- _Problem to solve_:
Copy out the whole listing exactly as written, leaving the pictures behind.

- _Input material_:
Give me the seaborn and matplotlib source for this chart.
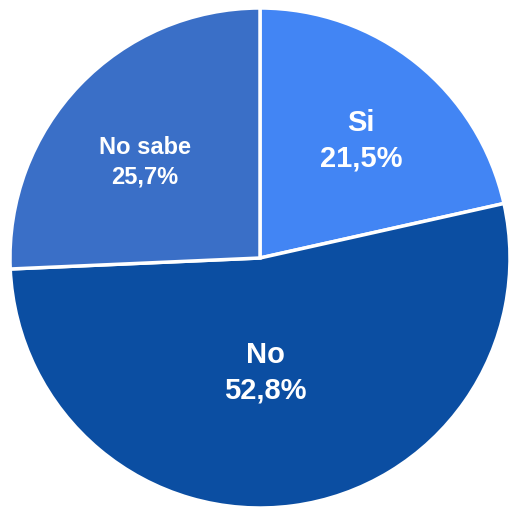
import numpy as np
import matplotlib.pyplot as plt
import seaborn as sns

sns.set_theme(style="white")
plt.rcParams['font.family'] = ['Liberation Sans', 'DejaVu Sans']

labels = ["Si", "No", "No sabe"]
shares = [21.5, 52.8, 25.7]
colors = ["#4285F4", "#0B4EA2", "#3A6FC7"]
label_sizes = [21, 21, 17]
label_radius = [0.62, 0.46, 0.60]
label_nudge = [-2, -5, 4]  # degrees

fig = plt.figure(figsize=(5.10, 5.08), dpi=100)
ax = fig.add_axes([0, 0, 1, 1])

wedges, _ = ax.pie(shares, colors=colors, startangle=90, counterclock=False,
                   wedgeprops=dict(edgecolor="white", linewidth=2.5))

for w, lab, val, fs, r, dn in zip(wedges, labels, shares, label_sizes, label_radius, label_nudge):
    ang = np.deg2rad((w.theta1 + w.theta2) / 2 + dn)
    txt = f"{lab}\n{val:.1f}%".replace(".", ",")
    ax.text(r * np.cos(ang), r * np.sin(ang), txt, ha="center", va="center",
            color="white", fontsize=fs, fontweight="bold", linespacing=1.35)

ax.set_xlim(-1.04, 1.0)
ax.set_ylim(-1.0, 1.032)
ax.set_aspect("equal")
ax.axis("off")
fig.savefig("out.png", dpi=100, facecolor="white")
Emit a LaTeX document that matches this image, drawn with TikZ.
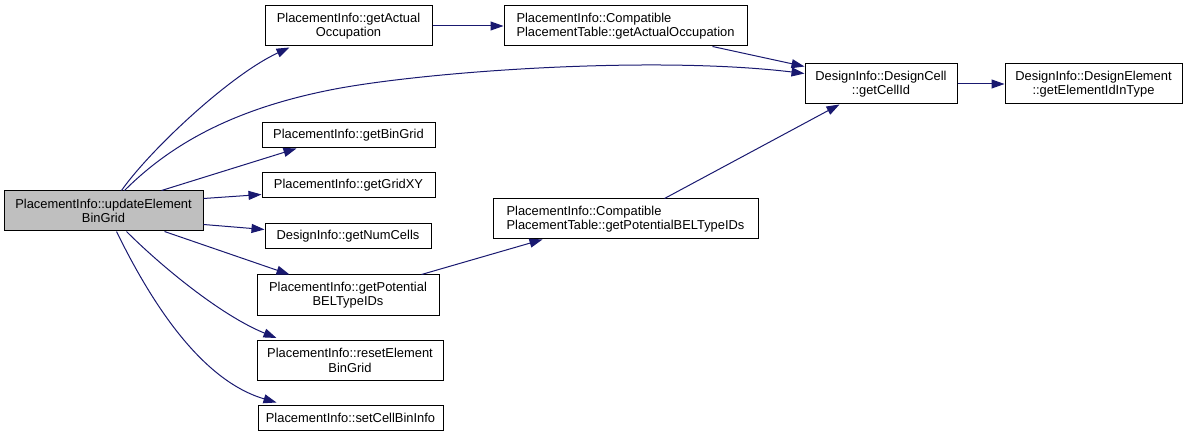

- _Solved exercise_:
Give me the seaborn and matplotlib source for this chart.
import numpy as np
import matplotlib.pyplot as plt
import seaborn as sns

sns.set_theme(style="white")
plt.rcParams['font.family'] = ['Liberation Sans', 'DejaVu Sans']

labels = ["Si", "No", "No sabe"]
shares = [21.5, 52.8, 25.7]
colors = ["#4285F4", "#0B4EA2", "#3A6FC7"]
label_sizes = [21, 21, 17]
label_radius = [0.62, 0.46, 0.60]
label_nudge = [-2, -5, 4]  # degrees

fig = plt.figure(figsize=(5.10, 5.08), dpi=100)
ax = fig.add_axes([0, 0, 1, 1])

wedges, _ = ax.pie(shares, colors=colors, startangle=90, counterclock=False,
                   wedgeprops=dict(edgecolor="white", linewidth=2.5))

for w, lab, val, fs, r, dn in zip(wedges, labels, shares, label_sizes, label_radius, label_nudge):
    ang = np.deg2rad((w.theta1 + w.theta2) / 2 + dn)
    txt = f"{lab}\n{val:.1f}%".replace(".", ",")
    ax.text(r * np.cos(ang), r * np.sin(ang), txt, ha="center", va="center",
            color="white", fontsize=fs, fontweight="bold", linespacing=1.35)

ax.set_xlim(-1.04, 1.0)
ax.set_ylim(-1.0, 1.032)
ax.set_aspect("equal")
ax.axis("off")
fig.savefig("out.png", dpi=100, facecolor="white")
Emit a LaTeX document that matches this image, drawn with TikZ.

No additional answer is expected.